- SET TASK -
Type out the data exactly as given. Skip any image.
* START SUPPLIED INFORMATION *
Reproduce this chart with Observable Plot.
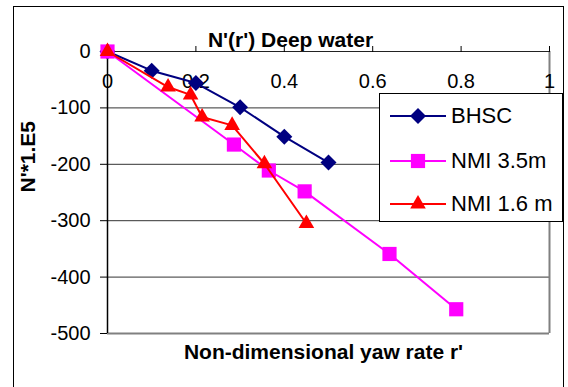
<!DOCTYPE html>
<html>
<head>
<meta charset="utf-8">
<script src="https://cdn.jsdelivr.net/npm/d3@7"></script>
<script src="https://cdn.jsdelivr.net/npm/@observablehq/plot@0.6"></script>
<style>
  html, body { margin: 0; padding: 0; background: #fff; }
  body { width: 568px; height: 387px; position: relative; overflow: hidden; font-family: "Liberation Sans", Arial, sans-serif; }
  #chart { position: absolute; left: 0; top: 0; }
  #outer { position: absolute; left: 13px; top: 6px; width: 549px; height: 380px; border: 1px solid #000; pointer-events: none; }
  #legend { position: absolute; left: 379px; top: 93px; width: 184px; height: 129px; border: 1px solid #000; background: #fff; box-sizing: border-box; }
  .row { position: absolute; left: 0; height: 30px; display: flex; align-items: center; }
  .row svg { margin-left: 10px; }
  .row span { font-size: 22px; margin-left: 5px; color: #000; }
</style>
</head>
<body>
<div id="outer"></div>
<div id="chart"></div>
<div id="legend"></div>
<script>
// ---- data ----
const bhscR = [0, 0.1, 0.2, 0.3, 0.4, 0.5];
const bhscN = [0, -34, -56, -99, -151, -197];
const nmi35R = [0, 0.286, 0.365, 0.446, 0.638, 0.789];
const nmi35N = [0, -165, -211, -248, -359, -457];
const nmi16R = [0, 0.137, 0.188, 0.214, 0.282, 0.355, 0.450];
const nmi16N = [0, -63, -77, -116, -131, -199, -305];
const seriesNames = ["BHSC", "NMI 3.5m", "NMI 1.6 m"];
const seriesColors = ["#000080", "#FF00FF", "#FF0000"];
const seriesSymbols = ["diamond2", "square", "triangle"];
const seriesR = [7.2, 8, 5.8];
const xTicks = [0, 0.2, 0.4, 0.6, 0.8, 1];
const xTickLabels = ["0", "0.2", "0.4", "0.6", "0.8", "1"];
const yTicks = [0, -100, -200, -300, -400, -500];
const gridY = [-100, -200, -300, -400];
const title = "N'(r') Deep water";
const xTitle = "Non-dimensional yaw rate r'";
const yTitle = "N'*1.E5";

const toRows = (rs, ns, s) => rs.map((r, i) => ({r, n: ns[i], s}));
const series = [
  toRows(bhscR, bhscN, 0),
  toRows(nmi35R, nmi35N, 1),
  toRows(nmi16R, nmi16N, 2)
];
const xLabelRows = xTicks.map((t, i) => ({t, label: xTickLabels[i]}));

const seriesMarks = series.flatMap((rows, k) => [
  Plot.line(rows, {x: "r", y: "n", stroke: seriesColors[k], strokeWidth: 2}),
  Plot.dot(rows, {x: "r", y: "n", symbol: seriesSymbols[k], fill: seriesColors[k], stroke: "none", r: seriesR[k]})
]);

const chart = Plot.plot({
  width: 568,
  height: 387,
  marginLeft: 107,
  marginRight: 19,
  marginTop: 51,
  marginBottom: 54,
  style: {fontFamily: "'Liberation Sans', Arial, sans-serif", fontSize: "20px", color: "#000", background: "transparent", overflow: "visible"},
  x: {domain: [0, 1]},
  y: {domain: [-500, 0]},
  marks: [
    Plot.ruleY(gridY, {stroke: "#333", strokeWidth: 1}),
    Plot.ruleY([-500], {stroke: "#808080", strokeWidth: 2}),
    Plot.ruleX([1], {stroke: "#808080", strokeWidth: 2}),
    Plot.ruleX([0], {stroke: "#000", strokeWidth: 1.5}),
    Plot.ruleY([0], {stroke: "#222", strokeWidth: 1}),
    Plot.axisX({anchor: "top", ticks: xTicks, tickSize: 6, tickFormat: () => "", label: null, stroke: "#000"}),
    Plot.text(xLabelRows, {x: "t", y: () => 0, text: "label", dy: 30, fontSize: 20}),
    Plot.axisY({anchor: "left", ticks: yTicks, tickSize: 7, tickPadding: 10, tickFormat: d => String(d), label: null, fontSize: 20}),
    ...seriesMarks,
    Plot.text([title], {frameAnchor: "top", dx: -38, dy: -19, fontWeight: "bold", fontSize: 21}),
    Plot.text([xTitle], {frameAnchor: "bottom", dx: -5, dy: 25, fontWeight: "bold", fontSize: 21}),
    Plot.text([yTitle], {frameAnchor: "left", dx: -79, rotate: -90, fontWeight: "bold", fontSize: 21})
  ]
});
document.getElementById("chart").appendChild(chart);

// ---- legend ----
const legend = document.getElementById("legend");
const rowTops = [7, 52, 95];
seriesNames.forEach((name, k) => {
  const row = document.createElement("div");
  row.className = "row";
  row.style.top = rowTops[k] + "px";
  const sym = d3.symbol(d3["symbol" + (k === 0 ? "Diamond2" : k === 1 ? "Square" : "Triangle")], Math.PI * seriesR[k] * seriesR[k])();
  row.innerHTML = `<svg width="56" height="30" viewBox="0 0 56 30"><line x1="0" x2="56" y1="15" y2="15" stroke="${seriesColors[k]}" stroke-width="2"/><path d="${sym}" transform="translate(28,15)" fill="${seriesColors[k]}"/></svg><span>${name}</span>`;
  legend.appendChild(row);
});
</script>
</body>
</html>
* END SUPPLIED INFORMATION *
- RESPONSE TO THIS TASK -
Reproduce this chart with Observable Plot.
<!DOCTYPE html>
<html>
<head>
<meta charset="utf-8">
<script src="https://cdn.jsdelivr.net/npm/d3@7"></script>
<script src="https://cdn.jsdelivr.net/npm/@observablehq/plot@0.6"></script>
<style>
  html, body { margin: 0; padding: 0; background: #fff; }
  body { width: 568px; height: 387px; position: relative; overflow: hidden; font-family: "Liberation Sans", Arial, sans-serif; }
  #chart { position: absolute; left: 0; top: 0; }
  #outer { position: absolute; left: 13px; top: 6px; width: 549px; height: 380px; border: 1px solid #000; pointer-events: none; }
  #legend { position: absolute; left: 379px; top: 93px; width: 184px; height: 129px; border: 1px solid #000; background: #fff; box-sizing: border-box; }
  .row { position: absolute; left: 0; height: 30px; display: flex; align-items: center; }
  .row svg { margin-left: 10px; }
  .row span { font-size: 22px; margin-left: 5px; color: #000; }
</style>
</head>
<body>
<div id="outer"></div>
<div id="chart"></div>
<div id="legend"></div>
<script>
// ---- data ----
const bhscR = [0, 0.1, 0.2, 0.3, 0.4, 0.5];
const bhscN = [0, -34, -56, -99, -151, -197];
const nmi35R = [0, 0.286, 0.365, 0.446, 0.638, 0.789];
const nmi35N = [0, -165, -211, -248, -359, -457];
const nmi16R = [0, 0.137, 0.188, 0.214, 0.282, 0.355, 0.450];
const nmi16N = [0, -63, -77, -116, -131, -199, -305];
const seriesNames = ["BHSC", "NMI 3.5m", "NMI 1.6 m"];
const seriesColors = ["#000080", "#FF00FF", "#FF0000"];
const seriesSymbols = ["diamond2", "square", "triangle"];
const seriesR = [7.2, 8, 5.8];
const xTicks = [0, 0.2, 0.4, 0.6, 0.8, 1];
const xTickLabels = ["0", "0.2", "0.4", "0.6", "0.8", "1"];
const yTicks = [0, -100, -200, -300, -400, -500];
const gridY = [-100, -200, -300, -400];
const title = "N'(r') Deep water";
const xTitle = "Non-dimensional yaw rate r'";
const yTitle = "N'*1.E5";

const toRows = (rs, ns, s) => rs.map((r, i) => ({r, n: ns[i], s}));
const series = [
  toRows(bhscR, bhscN, 0),
  toRows(nmi35R, nmi35N, 1),
  toRows(nmi16R, nmi16N, 2)
];
const xLabelRows = xTicks.map((t, i) => ({t, label: xTickLabels[i]}));

const seriesMarks = series.flatMap((rows, k) => [
  Plot.line(rows, {x: "r", y: "n", stroke: seriesColors[k], strokeWidth: 2}),
  Plot.dot(rows, {x: "r", y: "n", symbol: seriesSymbols[k], fill: seriesColors[k], stroke: "none", r: seriesR[k]})
]);

const chart = Plot.plot({
  width: 568,
  height: 387,
  marginLeft: 107,
  marginRight: 19,
  marginTop: 51,
  marginBottom: 54,
  style: {fontFamily: "'Liberation Sans', Arial, sans-serif", fontSize: "20px", color: "#000", background: "transparent", overflow: "visible"},
  x: {domain: [0, 1]},
  y: {domain: [-500, 0]},
  marks: [
    Plot.ruleY(gridY, {stroke: "#333", strokeWidth: 1}),
    Plot.ruleY([-500], {stroke: "#808080", strokeWidth: 2}),
    Plot.ruleX([1], {stroke: "#808080", strokeWidth: 2}),
    Plot.ruleX([0], {stroke: "#000", strokeWidth: 1.5}),
    Plot.ruleY([0], {stroke: "#222", strokeWidth: 1}),
    Plot.axisX({anchor: "top", ticks: xTicks, tickSize: 6, tickFormat: () => "", label: null, stroke: "#000"}),
    Plot.text(xLabelRows, {x: "t", y: () => 0, text: "label", dy: 30, fontSize: 20}),
    Plot.axisY({anchor: "left", ticks: yTicks, tickSize: 7, tickPadding: 10, tickFormat: d => String(d), label: null, fontSize: 20}),
    ...seriesMarks,
    Plot.text([title], {frameAnchor: "top", dx: -38, dy: -19, fontWeight: "bold", fontSize: 21}),
    Plot.text([xTitle], {frameAnchor: "bottom", dx: -5, dy: 25, fontWeight: "bold", fontSize: 21}),
    Plot.text([yTitle], {frameAnchor: "left", dx: -79, rotate: -90, fontWeight: "bold", fontSize: 21})
  ]
});
document.getElementById("chart").appendChild(chart);

// ---- legend ----
const legend = document.getElementById("legend");
const rowTops = [7, 52, 95];
seriesNames.forEach((name, k) => {
  const row = document.createElement("div");
  row.className = "row";
  row.style.top = rowTops[k] + "px";
  const sym = d3.symbol(d3["symbol" + (k === 0 ? "Diamond2" : k === 1 ? "Square" : "Triangle")], Math.PI * seriesR[k] * seriesR[k])();
  row.innerHTML = `<svg width="56" height="30" viewBox="0 0 56 30"><line x1="0" x2="56" y1="15" y2="15" stroke="${seriesColors[k]}" stroke-width="2"/><path d="${sym}" transform="translate(28,15)" fill="${seriesColors[k]}"/></svg><span>${name}</span>`;
  legend.appendChild(row);
});
</script>
</body>
</html>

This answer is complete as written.